Geodätische Kuppeln sind so aerodynamisch, dass sie selbst starken Wirbelstürmen problemlos standhalten können, was in einer Studie nachgewiesen wurde. - Diese Konstrukte sind obendrein derart stabil, dass sie auch schwere Erdbeben überstehen, bei denen Gebäude mit gleichem Volumen und erheblich höherem Materialaufwand einstürzen.
- Die Verteilung des Gewichts auf die Form ist die effizienteste, die mathematisch und architektonisch möglich ist. Die Belastung wird gleichmäßig über die gesamte Struktur verteilt.
- Diese Kuppeln bieten einen großen Wohnbereich der kleinsten möglichen Fläche, so dass Sie bei gleichem Wohnraum weniger Platz auf dem Grundstück einnehmen.
- Je größer die Kuppel ist, desto effizienter ist sie auch. Wird der Durchmesser verdoppelt, wird das achtfache Volumen eingeschlossen.
- Durch das hohe Volumen-Oberflächen-Verhältnis benötigen geodätische Kuppeln 30 % weniger Fläche als herkömmliche Gebäude.
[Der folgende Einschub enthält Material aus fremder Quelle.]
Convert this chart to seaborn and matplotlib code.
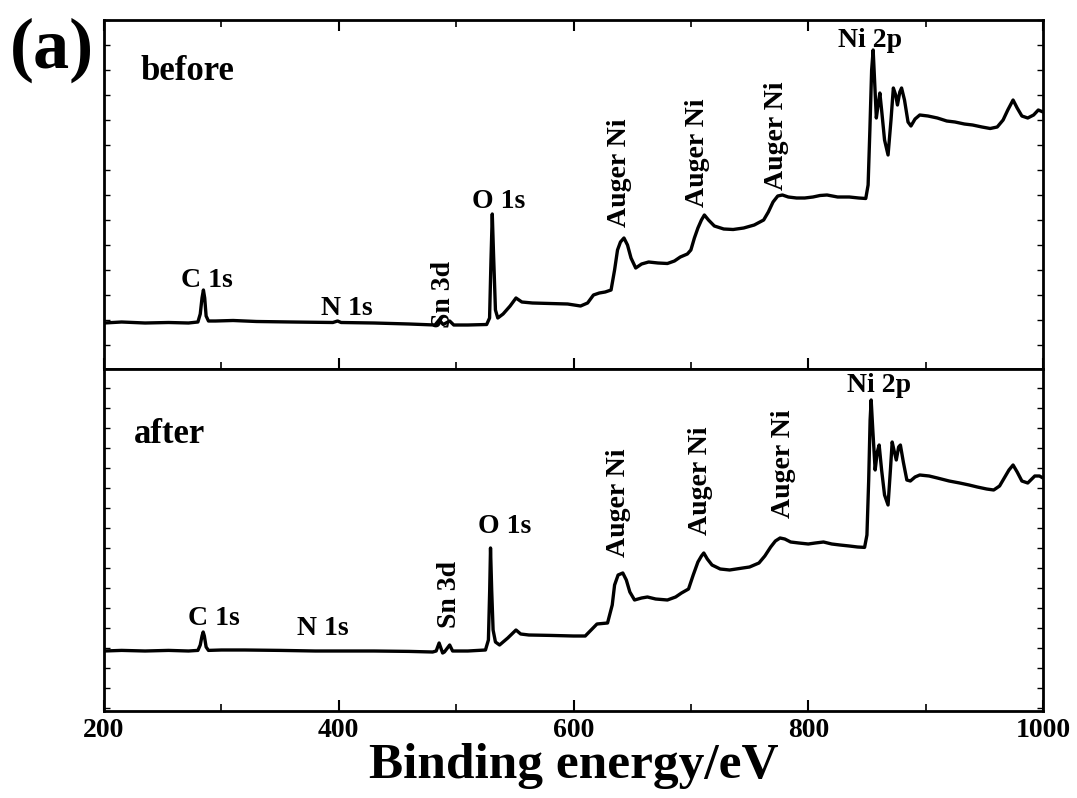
import matplotlib
matplotlib.use("Agg")
import matplotlib.pyplot as plt
from matplotlib.ticker import MultipleLocator
import numpy as np
import pandas as pd
import seaborn as sns

# ---------------- data ----------------
energy_before = [200, 215, 235, 255, 272, 280, 282, 283.5, 284.7, 285.8, 287, 289, 295, 310, 330, 360,
                 395, 399, 402, 430, 460, 482, 485.5, 489, 494.5, 498, 510, 526, 528.5, 529.7, 530.8,
                 531.9, 533.5, 535.5, 540, 546, 551, 556, 565, 580, 595, 606, 612, 617, 622, 627, 632,
                 635, 637.5, 640, 643, 646, 649, 653, 658, 664, 672, 680, 686, 691, 697, 700, 703, 706,
                 709, 711.5, 715, 720, 728, 736, 745, 754, 762, 766, 770, 774, 778, 783, 790, 797, 804,
                 810, 816, 825, 835, 843, 849, 851, 852.5, 854, 855.3, 856.5, 858, 859.5, 861, 862.5,
                 865, 868, 870.5, 872.5, 874.5, 876, 878, 879.5, 882, 885, 887.5, 891, 895, 902, 910,
                 918, 925, 933, 940, 948, 955, 961, 966, 970, 974.5, 978, 982, 987, 992, 996, 1000]
intensity_before = [0.88, 0.92, 0.88, 0.90, 0.88, 0.92, 1.24, 1.88, 2.20, 1.88, 1.16, 0.96, 0.96, 0.98,
                    0.94, 0.92, 0.90, 0.96, 0.90, 0.88, 0.84, 0.80, 1.00, 0.82, 0.96, 0.80, 0.80, 0.82,
                    1.08, 3.40, 5.24, 3.60, 1.40, 1.08, 1.24, 1.56, 1.88, 1.72, 1.68, 1.66, 1.64, 1.56,
                    1.68, 2.00, 2.08, 2.12, 2.20, 3.00, 3.80, 4.12, 4.28, 4.00, 3.48, 3.08, 3.24, 3.32,
                    3.28, 3.26, 3.36, 3.52, 3.64, 3.80, 4.28, 4.68, 5.00, 5.20, 5.00, 4.76, 4.64, 4.62,
                    4.68, 4.80, 5.00, 5.32, 5.72, 5.96, 6.00, 5.92, 5.88, 5.88, 5.92, 5.98, 6.00, 5.92,
                    5.92, 5.88, 5.86, 6.40, 8.60, 11.00, 11.80, 10.60, 9.08, 9.60, 10.08, 9.40, 8.20,
                    7.60, 9.00, 10.28, 10.00, 9.60, 10.12, 10.28, 9.80, 8.92, 8.76, 9.04, 9.20, 9.16,
                    9.08, 8.96, 8.92, 8.84, 8.80, 8.72, 8.66, 8.72, 9.00, 9.40, 9.80, 9.48, 9.16, 9.08,
                    9.20, 9.40, 9.32]

energy_after = [200, 215, 235, 255, 272, 280, 282, 283.5, 284.5, 285.5, 287, 289, 300, 320, 350, 380,
                400, 430, 460, 480, 483, 485.5, 488.5, 490, 494.5, 497, 510, 525, 527.5, 528.6, 529.3,
                530.3, 531.5, 533.5, 537, 544, 551, 555, 562, 580, 600, 610, 615, 620, 629, 633, 635,
                638, 642, 645, 648, 652, 658, 663, 670, 680, 687, 692, 698, 702, 706, 709, 711, 714,
                718, 725, 733, 742, 750, 758, 763, 768, 772, 776, 780, 785, 792, 800, 806, 813, 820,
                827, 835, 842, 848, 850, 851.5, 852.7, 853.6, 855, 857, 858.8, 860.4, 862.5, 865, 868,
                870, 871.5, 873, 875, 877, 878.5, 881, 884, 887, 891, 895, 903, 910, 920, 929, 937,
                944, 952, 958, 963, 967, 971, 974.5, 978, 982, 987, 993, 997, 1000]
intensity_after = [2.85, 2.88, 2.85, 2.88, 2.85, 2.88, 3.15, 3.60, 3.80, 3.60, 3.05, 2.88, 2.90, 2.90,
                   2.88, 2.85, 2.85, 2.85, 2.83, 2.80, 2.85, 3.25, 2.75, 2.80, 3.15, 2.85, 2.85, 2.90,
                   3.40, 5.90, 8.00, 5.90, 3.90, 3.30, 3.15, 3.50, 3.90, 3.70, 3.65, 3.63, 3.60, 3.60,
                   3.90, 4.20, 4.25, 5.15, 6.15, 6.65, 6.75, 6.40, 5.80, 5.40, 5.50, 5.55, 5.45, 5.40,
                   5.55, 5.75, 5.95, 6.65, 7.30, 7.60, 7.75, 7.45, 7.15, 6.95, 6.90, 6.98, 7.05, 7.25,
                   7.60, 8.05, 8.35, 8.50, 8.45, 8.30, 8.25, 8.20, 8.25, 8.30, 8.20, 8.15, 8.10, 8.05,
                   8.03, 8.65, 11.40, 14.40, 15.40, 13.90, 11.90, 12.80, 13.15, 11.90, 10.65, 10.15,
                   11.90, 13.30, 12.90, 12.40, 13.05, 13.15, 12.30, 11.40, 11.35, 11.55, 11.65, 11.60,
                   11.50, 11.35, 11.25, 11.15, 11.05, 10.95, 10.90, 11.10, 11.50, 11.90, 12.15, 11.80,
                   11.35, 11.25, 11.60, 11.60, 11.50]

# peak annotations: (text, energy, intensity, rotated)
labels_before = [("C 1s", 287.7, 2.32, False), ("N 1s", 406.8, 1.20, False),
                 ("Sn 3d", 489.4, 0.68, True), ("O 1s", 536.0, 5.48, False),
                 ("Auger Ni", 639.0, 4.72, True), ("Auger Ni", 705.5, 5.52, True),
                 ("Auger Ni", 772.8, 6.20, True), ("Ni 2p", 852.8, 11.92, False)]
labels_after = [("C 1s", 293.6, 4.15, False), ("N 1s", 386.4, 3.65, False),
                ("Sn 3d", 494.5, 4.00, True), ("O 1s", 541.0, 8.75, False),
                ("Auger Ni", 638.3, 7.55, True), ("Auger Ni", 708.0, 8.65, True),
                ("Auger Ni", 778.7, 9.50, True), ("Ni 2p", 860.0, 15.80, False)]

xticks = [200, 400, 600, 800, 1000]

df_before = pd.DataFrame({"energy": energy_before, "intensity": intensity_before})
df_after = pd.DataFrame({"energy": energy_after, "intensity": intensity_after})

# ---------------- style ----------------
sns.set_theme(style="ticks")
plt.rcParams["font.family"] = ["Liberation Serif", "DejaVu Serif"]
plt.rcParams["font.weight"] = "bold"
plt.rcParams["axes.labelweight"] = "bold"
for k in ("text.color", "axes.labelcolor", "xtick.color", "ytick.color", "axes.edgecolor"):
    plt.rcParams[k] = "black"

fig = plt.figure(figsize=(10.77, 7.98), dpi=100)
L, W = 104 / 1077, 939 / 1077
ax1 = fig.add_axes([L, 1 - 369 / 798, W, (369 - 20) / 798])
ax2 = fig.add_axes([L, 1 - 711 / 798, W, (711 - 369) / 798])

for ax, df in ((ax1, df_before), (ax2, df_after)):
    sns.lineplot(data=df, x="energy", y="intensity", ax=ax, color="black",
                 linewidth=2.4, estimator=None, sort=False)
    ax.set_xlim(200, 1000)
    ax.set_xlabel("")
    ax.set_ylabel("")
    ax.xaxis.set_major_locator(MultipleLocator(200))
    ax.xaxis.set_minor_locator(MultipleLocator(100))
    ax.yaxis.set_major_locator(MultipleLocator(1))
    ax.tick_params(axis="x", which="major", direction="in", length=8, width=1.5)
    ax.tick_params(axis="x", which="minor", direction="in", length=5, width=1.2)
    ax.tick_params(axis="y", which="major", direction="in", length=4, width=1.0,
                   left=True, right=True, labelleft=False, labelright=False)
    for s in ax.spines.values():
        s.set_linewidth(2.0)
        s.set_color("black")
    ax.set_facecolor("white")

ax1.set_ylim(-0.96, 13.0)
ax2.set_ylim(-0.15, 16.95)

ax1.tick_params(axis="x", which="both", top=True, bottom=True, labelbottom=False)
ax2.tick_params(axis="x", which="both", top=False, bottom=True, labelsize=20, pad=5)
ax2.set_xticks(xticks)
ax2.set_xticklabels([str(t) for t in xticks], fontweight="bold")

ax2.set_xlabel("Binding energy/eV", fontsize=37, fontweight="bold", labelpad=0)

for ax, labs in ((ax1, labels_before), (ax2, labels_after)):
    for txt, e, y, rot in labs:
        if rot:
            ax.text(e, y, txt, rotation=90, ha="center", va="bottom",
                    fontsize=20, fontweight="bold")
        else:
            ax.text(e, y, txt, ha="center", va="baseline",
                    fontsize=20, fontweight="bold")

ax1.text(0.039, 0.828, "before", transform=ax1.transAxes, fontsize=25,
         fontweight="bold", ha="left", va="baseline")
ax2.text(0.032, 0.784, "after", transform=ax2.transAxes, fontsize=25,
         fontweight="bold", ha="left", va="baseline")

fig.text(0.009, 0.978, "(a)", fontsize=52, fontweight="bold", ha="left", va="top")

fig.savefig("out.png", dpi=100, facecolor="white")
- In der Folge wird zum Heizen oder Kühlen mindestens 30 % weniger Energie benötigt.
- Die Kuppelform erzeugt im Inneren des Raums einen kontinuierlichen Luftstrom, da es keine Ecken gibt, in denen sich die Luft aufstauen kann. Durch diese Luftzirkulation ist es energieschonender, eine gleichmäßig Temperatur zu erzeugen und das Wohnklima ist signifikant angenehmer.
- Durch die Kuppelform werden nur wenige Fenster benötigt, um tagsüber alle Räume mit Sonnenlicht zu durchfluten. Werden große Fenster clever platziert, wird tagsüber kein künstliches Licht benötigt.
- Bei messbar höherer Stabilität wird erheblich weniger Baumaterial benötigt.
- Außerdem lassen sich diese Häuser schnell aufbauen – viel schneller als herkömmliche Gebäude – und in der Regel sind nur ein paar Leute nötig, um sie zu installieren.
- Inzwischen gibt es Bausätze für geodätische Kuppeln, die sich bei der Größe eines Einfamilienhauses innerhalb von drei Arbeitstagen zusammenbauen lassen.
- Eine geodätische Kuppel benötigt keine inneren Stützen oder tragenden Wände: Die geodätische Struktur trägt sich selbst.
- Diese Kuppeln lassen sich aus Alu-Rohren oder Holz konstruieren und besitzen nach der Fertigstellung eine höhere statische Stabilität als gleichgroße Standardbauten aus Stahlbeton.